The motivation for the TaaS project is to address the need for instant access to the most up-to-date terms, user participation in the acquisition and sharing of multilingual terminological data, and efficient solutions for terminology resources reuse.
The TaaS project will establish a sustainable cloud-based platform that provides the following online core terminology services for key terminology tasks:
- Automatic extraction of monolingual term candidates from user uploaded documents using the state-of-the-art terminology extraction techniques
- Automatic recognition of translation equivalents for the extracted terms in user-defined target language(s) from different public and industry terminology databases
- Automatic acquisition of translation equivalents for terms not found in term banks from parallel/comparable web data using the state-of-the-art terminology extraction and bilingual terminology alignment methods (MS2: Prototype bilingual term extraction system/M12)
- Facilities for cleaning up (i.e., revising: editing, deleting) of automatically acquired terminology by users
- Facilities for terminology sharing and reusing: APIs and export tools for sharing resulting terminological data with major term banks and reuse in different user applications (MS3: TaaS platform and integrated core services)
The TaaS platform will demonstrate the efficacy of reusing acquired and user-cleaned terminology resources within the following usage scenarios:
- Simplify the process for language workers to prepare, store and share of task-specific multilingual term glossaries
- Provide instant access to term translation equivalents and translation candidates for professional translators through computer-assisted translation (CAT) tools
- Domain adaptation of statistical machine translation (SMT) systems by dynamic integration with TaaS provided terminological data
The TaaS project will have impact in multiple areas:
- Availability of terminology resources is a precondition for humans to communicate clearly and businesses to operate efficiently. In many smaller countries there is a lack and fragmentation of terminology coverage. TaaS will address these issues by providing an innovative model to create and use terminology resources by automated acquisition of multilingual terms from the web and by user involvement in data clean-up. New term data will be shared and be publicly available through integration with other well-established tools and terminology portals such as EuroTermBank, TAUS Data Association, ELRA Catalogue, META-SHARE Repository, and others.
- Reuse of terminology resources will be greatly facilitated with API-level interfaces for integration into CAT tools and language technology systems.
- TaaS will improve the quality of MT systems. Novel approaches will be elaborated and evaluated for terminology integration with SMT to adapt for domain specific translations.
- New and efficient work patterns developed. Translators, terminologists and language learners will spend less time searching for term candidates and for their translation. They will just edit and / or accept term candidates in the list from the TAAS platform. MT systems will benefit by having access to more qualitative language data.
- Competitiveness of SMEs in localization and translation industry will increase. Surveys indicate that translators and terminologists spend over 30% of their time on terminology creation. TaaS aims to decrease time spent on terminology work by over 50%. Further productivity increase will be achieved by application of domain-adapted MT through TaaS provided services.
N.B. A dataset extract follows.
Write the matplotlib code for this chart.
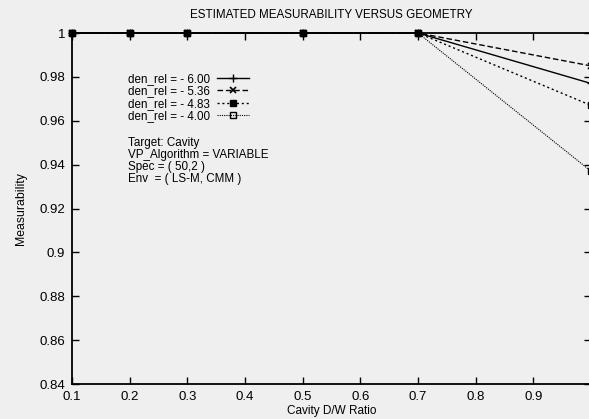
import numpy as np
import matplotlib.pyplot as plt

plt.rcParams['font.family'] = ['Liberation Sans', 'DejaVu Sans']

# data
ratio = [0.1, 0.2, 0.3, 0.5, 0.7, 1.0]
meas_600 = [1.0, 1.0, 1.0, 1.0, 1.0, 0.977]
meas_536 = [1.0, 1.0, 1.0, 1.0, 1.0, 0.985]
meas_483 = [1.0, 1.0, 1.0, 1.0, 1.0, 0.967]
meas_400 = [1.0, 1.0, 1.0, 1.0, 1.0, 0.937]
labels = ['den_rel = - 6.00', 'den_rel = - 5.36',
          'den_rel = - 4.83', 'den_rel = - 4.00']
xticks = [0.1, 0.2, 0.3, 0.4, 0.5, 0.6, 0.7, 0.8, 0.9]
yticks = [0.84, 0.86, 0.88, 0.9, 0.92, 0.94, 0.96, 0.98, 1.0]
ytick_labels = ['0.84', '0.86', '0.88', '0.9', '0.92', '0.94', '0.96', '0.98', '1']

bg = '#efefef'
fig = plt.figure(figsize=(5.89, 4.19), dpi=100, facecolor=bg)
ax = fig.add_axes([72 / 589, 1 - 384 / 419, 519 / 589, 351 / 419])
ax.set_facecolor(bg)

ax.plot(ratio, meas_600, color='black', lw=1.0, ls='-', clip_on=False,
        marker='+', ms=6, mew=1.0, label=labels[0])
ax.plot(ratio, meas_536, color='black', lw=1.0, ls=(0, (4, 2)), clip_on=False,
        marker='x', ms=5, mew=1.2, label=labels[1])
ax.plot(ratio, meas_483, color='black', lw=1.0, ls=(0, (1.5, 2)), clip_on=False,
        marker='s', ms=5, label=labels[2])
ax.plot(ratio, meas_400, color='black', lw=0.8, ls=(0, (1, 1)), clip_on=False,
        marker='s', ms=5, mfc='none', mew=1.0, label=labels[3])

ax.set_xlim(0.1, 1.0)
ax.set_ylim(0.84, 1.0)
ax.set_xticks(xticks)
ax.set_xticklabels([f'{v:g}' for v in xticks])
ax.set_yticks(yticks)
ax.set_yticklabels(ytick_labels)
ax.tick_params(direction='in', length=5, width=1, top=True, right=True,
               labelsize=9.5, pad=5)

for s in ax.spines.values():
    s.set_linewidth(1.3)

ax.set_title('ESTIMATED MEASURABILITY VERSUS GEOMETRY', fontsize=8.4, pad=11)
ax.set_xlabel('Cavity D/W Ratio', fontsize=8.5, labelpad=1.5)
ax.set_ylabel('Measurability', fontsize=8.8, labelpad=9)

leg = ax.legend(loc='upper left', bbox_to_anchor=(0.098, 0.9), frameon=False,
                markerfirst=False, fontsize=8.4, handlelength=2.8,
                labelspacing=0.05, handletextpad=0.6, borderaxespad=0)

info = 'Target: Cavity\nVP_Algorithm = VARIABLE\nSpec = ( 50,2 )\nEnv  = ( LS-M, CMM )'
ax.text(0.108, 0.705, info, transform=ax.transAxes, fontsize=8.4,
        va='top', ha='left', linespacing=1.0)

fig.savefig('out.png', dpi=100, facecolor=bg)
- Translation quality improved. TaaS will increase productivity – seeking term translations in the vast tangle of available terminology collections and repositories is beyond the workflow of a casual translator, terminologist, and inefficient for the professional translator. By focusing on consolidating and managing terminology on a continuous basis more consistent translations can and will be ensured.
- Crossing the digital divide. Due to large volumes of terms that appear in usage with increasing velocity a lack of a repository of multilingual terminological data exacerbates the digital divide between larger and smaller EU languages. Wide accessibility to better and broader terminology will promote information availability and learning and integration for representatives of smaller languages. Access to organized, available, up-to-date terminology will promote the development and acceptance of appropriate new terms in a broader range of languages.